**Given request**:
Each line from the top of the listing through the one holding "const pct = v" should be restated word for word, with nothing added and no pictures.

>> START Information shown

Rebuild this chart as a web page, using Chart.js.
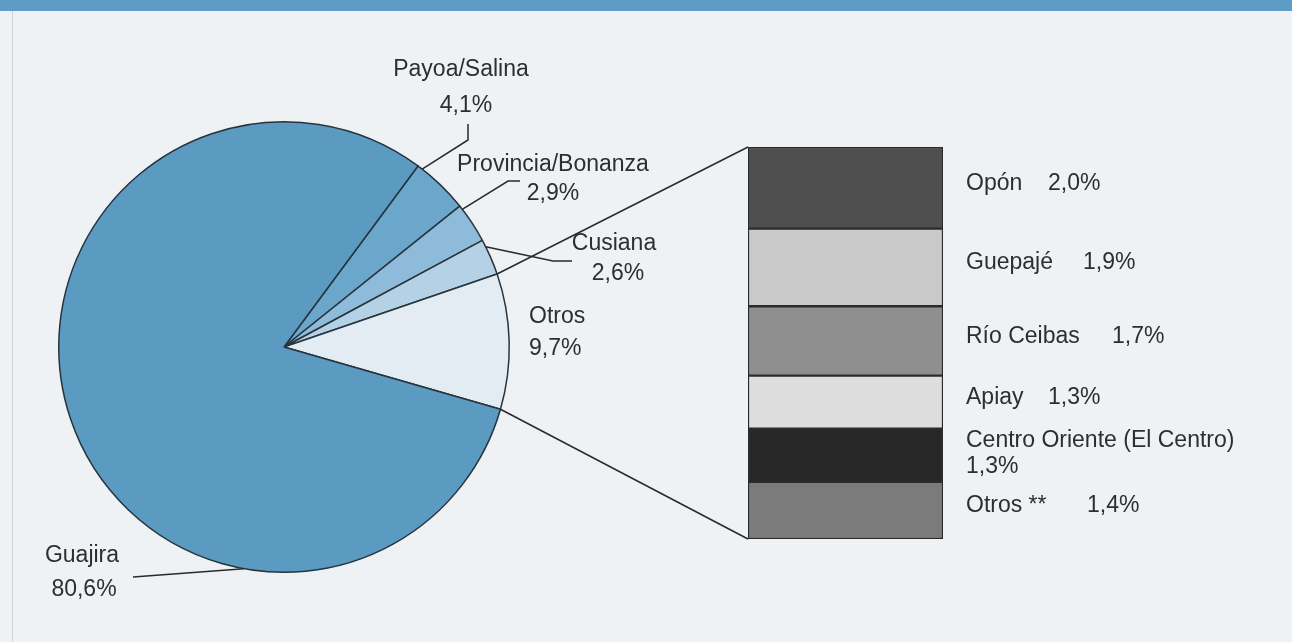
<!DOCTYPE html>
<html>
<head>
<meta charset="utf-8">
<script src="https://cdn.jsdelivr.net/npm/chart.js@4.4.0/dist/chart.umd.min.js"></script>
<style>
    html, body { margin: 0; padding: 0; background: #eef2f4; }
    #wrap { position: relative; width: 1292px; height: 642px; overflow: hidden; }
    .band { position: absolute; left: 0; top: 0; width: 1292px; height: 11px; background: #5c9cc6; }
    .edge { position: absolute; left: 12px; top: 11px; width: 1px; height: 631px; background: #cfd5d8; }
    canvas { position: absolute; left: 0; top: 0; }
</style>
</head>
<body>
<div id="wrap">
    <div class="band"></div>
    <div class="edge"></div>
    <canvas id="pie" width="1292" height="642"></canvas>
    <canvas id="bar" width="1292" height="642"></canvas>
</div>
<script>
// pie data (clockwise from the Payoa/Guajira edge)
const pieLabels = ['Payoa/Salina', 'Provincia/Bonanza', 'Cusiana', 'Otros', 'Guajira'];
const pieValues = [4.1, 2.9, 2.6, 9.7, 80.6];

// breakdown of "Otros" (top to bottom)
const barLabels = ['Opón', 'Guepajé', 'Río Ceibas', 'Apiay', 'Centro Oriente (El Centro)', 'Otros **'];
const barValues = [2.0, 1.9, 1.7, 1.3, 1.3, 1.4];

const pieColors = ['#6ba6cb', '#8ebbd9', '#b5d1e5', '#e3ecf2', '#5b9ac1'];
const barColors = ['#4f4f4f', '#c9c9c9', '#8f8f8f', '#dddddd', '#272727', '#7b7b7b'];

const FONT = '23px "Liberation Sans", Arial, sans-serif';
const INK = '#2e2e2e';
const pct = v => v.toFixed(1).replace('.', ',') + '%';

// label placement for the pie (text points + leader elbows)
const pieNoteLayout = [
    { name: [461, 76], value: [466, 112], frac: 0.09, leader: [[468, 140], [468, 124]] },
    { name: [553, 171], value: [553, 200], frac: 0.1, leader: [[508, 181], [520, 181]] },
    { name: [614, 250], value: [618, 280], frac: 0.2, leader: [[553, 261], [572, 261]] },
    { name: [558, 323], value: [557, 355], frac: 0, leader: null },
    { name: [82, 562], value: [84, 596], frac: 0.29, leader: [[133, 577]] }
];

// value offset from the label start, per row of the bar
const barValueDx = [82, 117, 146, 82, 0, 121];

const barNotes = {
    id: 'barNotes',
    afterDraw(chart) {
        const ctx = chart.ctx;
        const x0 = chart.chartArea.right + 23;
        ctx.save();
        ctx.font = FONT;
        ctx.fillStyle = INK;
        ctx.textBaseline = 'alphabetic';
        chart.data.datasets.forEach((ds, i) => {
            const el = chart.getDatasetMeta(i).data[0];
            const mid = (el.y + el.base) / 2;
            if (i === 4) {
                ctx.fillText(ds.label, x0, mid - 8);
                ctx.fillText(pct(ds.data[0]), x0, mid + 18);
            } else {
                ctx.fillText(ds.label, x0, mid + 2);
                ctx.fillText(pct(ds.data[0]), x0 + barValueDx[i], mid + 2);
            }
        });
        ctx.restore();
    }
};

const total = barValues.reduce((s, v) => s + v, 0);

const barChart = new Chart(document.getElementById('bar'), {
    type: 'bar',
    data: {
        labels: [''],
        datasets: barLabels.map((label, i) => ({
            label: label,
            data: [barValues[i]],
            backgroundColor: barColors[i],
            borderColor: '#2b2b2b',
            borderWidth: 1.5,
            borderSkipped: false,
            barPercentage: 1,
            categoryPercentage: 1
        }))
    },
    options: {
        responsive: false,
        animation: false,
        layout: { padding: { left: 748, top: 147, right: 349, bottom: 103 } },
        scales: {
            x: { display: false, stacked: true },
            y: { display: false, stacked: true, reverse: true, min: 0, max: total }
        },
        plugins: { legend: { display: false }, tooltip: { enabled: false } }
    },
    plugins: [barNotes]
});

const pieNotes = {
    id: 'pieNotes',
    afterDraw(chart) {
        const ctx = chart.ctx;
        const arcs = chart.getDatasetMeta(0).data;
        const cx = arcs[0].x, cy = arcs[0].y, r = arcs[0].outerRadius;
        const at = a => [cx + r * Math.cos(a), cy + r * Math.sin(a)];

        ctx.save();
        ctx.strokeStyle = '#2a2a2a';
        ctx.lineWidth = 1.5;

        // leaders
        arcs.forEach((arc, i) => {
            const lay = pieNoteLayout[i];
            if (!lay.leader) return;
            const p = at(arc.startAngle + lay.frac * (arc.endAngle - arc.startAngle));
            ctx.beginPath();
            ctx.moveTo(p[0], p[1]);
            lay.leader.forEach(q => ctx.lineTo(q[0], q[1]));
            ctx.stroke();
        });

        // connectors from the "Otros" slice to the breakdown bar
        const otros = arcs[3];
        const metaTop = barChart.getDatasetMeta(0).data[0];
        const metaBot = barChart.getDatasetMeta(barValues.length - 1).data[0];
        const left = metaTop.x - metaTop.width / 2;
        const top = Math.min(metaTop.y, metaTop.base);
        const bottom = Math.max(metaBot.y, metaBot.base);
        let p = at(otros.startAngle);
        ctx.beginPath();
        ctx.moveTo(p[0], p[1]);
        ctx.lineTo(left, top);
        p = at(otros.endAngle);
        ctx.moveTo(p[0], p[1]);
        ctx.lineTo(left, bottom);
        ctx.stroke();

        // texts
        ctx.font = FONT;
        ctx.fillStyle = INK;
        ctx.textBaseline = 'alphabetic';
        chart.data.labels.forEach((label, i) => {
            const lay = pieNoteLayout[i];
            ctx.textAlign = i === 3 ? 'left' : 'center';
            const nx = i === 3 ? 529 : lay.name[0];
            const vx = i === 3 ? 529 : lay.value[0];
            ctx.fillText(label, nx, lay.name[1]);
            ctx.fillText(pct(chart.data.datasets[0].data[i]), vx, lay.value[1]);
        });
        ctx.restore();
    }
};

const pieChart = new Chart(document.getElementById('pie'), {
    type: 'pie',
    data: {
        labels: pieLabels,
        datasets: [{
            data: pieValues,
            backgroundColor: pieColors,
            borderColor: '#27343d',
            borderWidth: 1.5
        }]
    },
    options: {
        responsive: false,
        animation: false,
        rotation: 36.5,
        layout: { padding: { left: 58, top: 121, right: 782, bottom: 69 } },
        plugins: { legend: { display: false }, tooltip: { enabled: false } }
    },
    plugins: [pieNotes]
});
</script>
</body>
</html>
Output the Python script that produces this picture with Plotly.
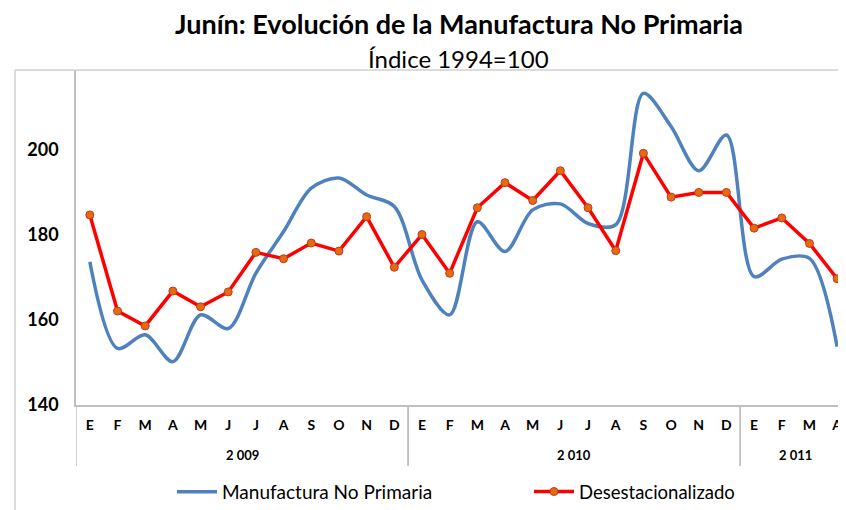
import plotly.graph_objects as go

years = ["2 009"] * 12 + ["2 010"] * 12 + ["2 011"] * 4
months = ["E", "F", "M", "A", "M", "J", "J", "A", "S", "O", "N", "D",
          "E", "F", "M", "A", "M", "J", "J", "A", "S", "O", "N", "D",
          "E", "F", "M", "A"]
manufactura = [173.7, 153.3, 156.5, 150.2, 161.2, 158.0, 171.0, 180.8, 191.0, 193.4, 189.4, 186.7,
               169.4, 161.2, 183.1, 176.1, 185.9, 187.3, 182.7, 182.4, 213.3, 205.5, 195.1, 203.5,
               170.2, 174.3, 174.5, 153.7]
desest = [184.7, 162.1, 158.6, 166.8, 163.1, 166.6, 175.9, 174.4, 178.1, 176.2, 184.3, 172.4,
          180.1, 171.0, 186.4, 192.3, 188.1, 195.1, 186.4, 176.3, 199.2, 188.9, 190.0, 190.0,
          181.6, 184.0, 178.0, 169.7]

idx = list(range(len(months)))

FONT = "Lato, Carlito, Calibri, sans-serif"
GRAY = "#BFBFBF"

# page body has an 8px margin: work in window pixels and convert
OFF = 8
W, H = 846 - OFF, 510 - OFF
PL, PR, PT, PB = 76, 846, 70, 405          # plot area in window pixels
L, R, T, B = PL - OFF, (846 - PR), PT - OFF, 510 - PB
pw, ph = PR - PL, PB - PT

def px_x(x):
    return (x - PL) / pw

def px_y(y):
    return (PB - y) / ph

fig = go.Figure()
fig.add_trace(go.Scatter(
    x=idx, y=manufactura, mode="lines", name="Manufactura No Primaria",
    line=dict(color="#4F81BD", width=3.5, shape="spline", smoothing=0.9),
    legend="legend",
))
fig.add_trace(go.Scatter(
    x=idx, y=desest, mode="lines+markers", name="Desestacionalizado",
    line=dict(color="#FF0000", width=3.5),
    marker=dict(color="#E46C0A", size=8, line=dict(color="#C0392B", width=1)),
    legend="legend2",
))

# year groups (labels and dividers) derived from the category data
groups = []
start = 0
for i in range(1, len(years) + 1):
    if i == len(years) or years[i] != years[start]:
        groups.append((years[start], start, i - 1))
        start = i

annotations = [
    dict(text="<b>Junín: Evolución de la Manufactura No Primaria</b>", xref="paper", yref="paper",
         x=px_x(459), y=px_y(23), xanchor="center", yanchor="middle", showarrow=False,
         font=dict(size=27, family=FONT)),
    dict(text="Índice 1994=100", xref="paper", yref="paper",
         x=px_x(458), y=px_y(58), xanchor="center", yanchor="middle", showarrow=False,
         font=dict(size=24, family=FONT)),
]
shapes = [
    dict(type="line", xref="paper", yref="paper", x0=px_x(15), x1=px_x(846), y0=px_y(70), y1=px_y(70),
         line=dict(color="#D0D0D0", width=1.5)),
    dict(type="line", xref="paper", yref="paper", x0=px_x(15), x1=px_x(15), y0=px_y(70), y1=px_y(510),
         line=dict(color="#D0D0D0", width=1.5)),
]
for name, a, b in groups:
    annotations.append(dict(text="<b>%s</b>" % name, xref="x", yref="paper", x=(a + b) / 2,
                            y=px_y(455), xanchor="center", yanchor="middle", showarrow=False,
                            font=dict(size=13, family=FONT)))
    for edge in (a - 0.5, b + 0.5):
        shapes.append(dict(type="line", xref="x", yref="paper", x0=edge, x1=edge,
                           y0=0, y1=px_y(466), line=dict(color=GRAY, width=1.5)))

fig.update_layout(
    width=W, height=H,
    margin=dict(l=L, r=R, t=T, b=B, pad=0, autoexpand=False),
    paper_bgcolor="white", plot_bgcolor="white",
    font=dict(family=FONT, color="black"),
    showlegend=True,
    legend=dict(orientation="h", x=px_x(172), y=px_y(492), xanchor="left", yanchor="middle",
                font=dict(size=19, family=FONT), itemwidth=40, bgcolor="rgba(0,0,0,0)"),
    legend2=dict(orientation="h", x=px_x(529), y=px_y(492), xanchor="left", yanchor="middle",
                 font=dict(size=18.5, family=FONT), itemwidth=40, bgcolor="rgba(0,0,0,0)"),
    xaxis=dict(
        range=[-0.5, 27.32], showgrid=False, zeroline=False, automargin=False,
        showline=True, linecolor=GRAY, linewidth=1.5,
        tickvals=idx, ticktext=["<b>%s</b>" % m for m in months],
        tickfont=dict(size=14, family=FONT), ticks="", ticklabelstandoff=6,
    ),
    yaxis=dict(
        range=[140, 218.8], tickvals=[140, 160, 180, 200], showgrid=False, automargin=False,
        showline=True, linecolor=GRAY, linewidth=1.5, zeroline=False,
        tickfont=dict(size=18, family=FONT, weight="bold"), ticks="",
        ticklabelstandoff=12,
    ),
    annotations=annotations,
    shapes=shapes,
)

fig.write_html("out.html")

>> END Information shown

**Reply to the exercise**:
Rebuild this chart as a web page, using Chart.js.
<!DOCTYPE html>
<html>
<head>
<meta charset="utf-8">
<script src="https://cdn.jsdelivr.net/npm/chart.js@4.4.0/dist/chart.umd.min.js"></script>
<style>
    html, body { margin: 0; padding: 0; background: #eef2f4; }
    #wrap { position: relative; width: 1292px; height: 642px; overflow: hidden; }
    .band { position: absolute; left: 0; top: 0; width: 1292px; height: 11px; background: #5c9cc6; }
    .edge { position: absolute; left: 12px; top: 11px; width: 1px; height: 631px; background: #cfd5d8; }
    canvas { position: absolute; left: 0; top: 0; }
</style>
</head>
<body>
<div id="wrap">
    <div class="band"></div>
    <div class="edge"></div>
    <canvas id="pie" width="1292" height="642"></canvas>
    <canvas id="bar" width="1292" height="642"></canvas>
</div>
<script>
// pie data (clockwise from the Payoa/Guajira edge)
const pieLabels = ['Payoa/Salina', 'Provincia/Bonanza', 'Cusiana', 'Otros', 'Guajira'];
const pieValues = [4.1, 2.9, 2.6, 9.7, 80.6];

// breakdown of "Otros" (top to bottom)
const barLabels = ['Opón', 'Guepajé', 'Río Ceibas', 'Apiay', 'Centro Oriente (El Centro)', 'Otros **'];
const barValues = [2.0, 1.9, 1.7, 1.3, 1.3, 1.4];

const pieColors = ['#6ba6cb', '#8ebbd9', '#b5d1e5', '#e3ecf2', '#5b9ac1'];
const barColors = ['#4f4f4f', '#c9c9c9', '#8f8f8f', '#dddddd', '#272727', '#7b7b7b'];

const FONT = '23px "Liberation Sans", Arial, sans-serif';
const INK = '#2e2e2e';
const pct = v => v.toFixed(1).replace('.', ',') + '%';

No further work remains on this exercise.